Fred MacMurray and Charles Lane have a nice little scene together in which they discuss the accuracy of a Balinese-themed window display at the department store, and Benny Bartlett gives the film a shot in the arm as a singing telegram boy who's none too thrilled about working on a rainy night. Naturally, Fred MacMurray and Madeleine Carroll exchange lots of fast-paced 1930s movie banter, too, and I think a few of their zingers might have gotten through to me.
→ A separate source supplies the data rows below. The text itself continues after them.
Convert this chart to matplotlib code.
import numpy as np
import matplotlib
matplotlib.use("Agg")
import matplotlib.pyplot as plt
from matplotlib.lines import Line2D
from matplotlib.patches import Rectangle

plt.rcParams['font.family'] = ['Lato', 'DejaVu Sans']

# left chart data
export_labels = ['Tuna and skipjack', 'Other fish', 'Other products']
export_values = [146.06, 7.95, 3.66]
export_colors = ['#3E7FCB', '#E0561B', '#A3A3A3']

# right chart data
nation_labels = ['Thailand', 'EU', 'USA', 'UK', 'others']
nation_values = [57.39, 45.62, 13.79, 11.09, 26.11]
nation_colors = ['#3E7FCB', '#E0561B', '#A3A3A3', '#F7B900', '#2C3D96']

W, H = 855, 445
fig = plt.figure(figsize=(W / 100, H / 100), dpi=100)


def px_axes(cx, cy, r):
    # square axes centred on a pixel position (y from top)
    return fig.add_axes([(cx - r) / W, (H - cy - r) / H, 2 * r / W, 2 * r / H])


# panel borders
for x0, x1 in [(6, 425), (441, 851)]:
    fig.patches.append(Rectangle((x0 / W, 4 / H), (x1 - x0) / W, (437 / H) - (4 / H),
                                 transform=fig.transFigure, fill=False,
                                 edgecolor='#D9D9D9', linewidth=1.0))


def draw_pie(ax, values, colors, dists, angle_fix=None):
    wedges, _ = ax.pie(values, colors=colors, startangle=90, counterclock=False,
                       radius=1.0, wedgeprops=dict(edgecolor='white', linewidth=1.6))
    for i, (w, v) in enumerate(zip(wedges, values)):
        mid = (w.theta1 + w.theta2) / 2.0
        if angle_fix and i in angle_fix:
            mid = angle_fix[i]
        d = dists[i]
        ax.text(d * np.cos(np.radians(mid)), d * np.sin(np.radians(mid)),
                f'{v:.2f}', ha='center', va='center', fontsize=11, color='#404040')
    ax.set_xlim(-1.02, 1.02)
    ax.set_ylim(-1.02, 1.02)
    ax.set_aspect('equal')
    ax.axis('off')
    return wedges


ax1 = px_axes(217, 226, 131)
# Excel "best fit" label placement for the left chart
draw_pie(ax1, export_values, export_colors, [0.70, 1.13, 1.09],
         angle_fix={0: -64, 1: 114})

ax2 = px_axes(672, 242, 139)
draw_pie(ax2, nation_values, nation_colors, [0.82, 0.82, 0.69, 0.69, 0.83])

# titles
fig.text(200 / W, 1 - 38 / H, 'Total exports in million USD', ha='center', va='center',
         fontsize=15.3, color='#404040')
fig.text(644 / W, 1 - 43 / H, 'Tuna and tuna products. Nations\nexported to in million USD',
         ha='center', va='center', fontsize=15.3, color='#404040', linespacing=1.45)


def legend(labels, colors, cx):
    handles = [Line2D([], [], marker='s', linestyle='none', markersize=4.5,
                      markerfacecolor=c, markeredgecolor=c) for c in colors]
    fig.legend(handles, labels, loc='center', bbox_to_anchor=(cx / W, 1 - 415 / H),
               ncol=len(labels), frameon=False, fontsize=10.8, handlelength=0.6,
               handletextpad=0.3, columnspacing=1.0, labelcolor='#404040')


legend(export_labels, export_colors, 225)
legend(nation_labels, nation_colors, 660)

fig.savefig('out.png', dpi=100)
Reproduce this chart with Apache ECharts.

In fact, if it hadn't been for this movie's horrendous treatment of women and embarrassing depiction of non-white characters, My Love For Yours would be a decent watch. As it is, however, it's poisonous. I nearly didn't make it through this one.

My grade: D

P.S. - There is a great deal of discussion in this film about Balinese women and their relationship to white men. It is generally agreed upon that white men can hire Balinese women as maids or use them strictly for sex, but it's improper to actually marry them. I'm pretty sure Gail refers to the people of Bali as "heathens" at one point, too. And in the "Nassau" section of the film, little Rosie sees some dark-skinned men and makes a crack about what awful sunburns they must have. So, yeah, this movie may have some racial issues.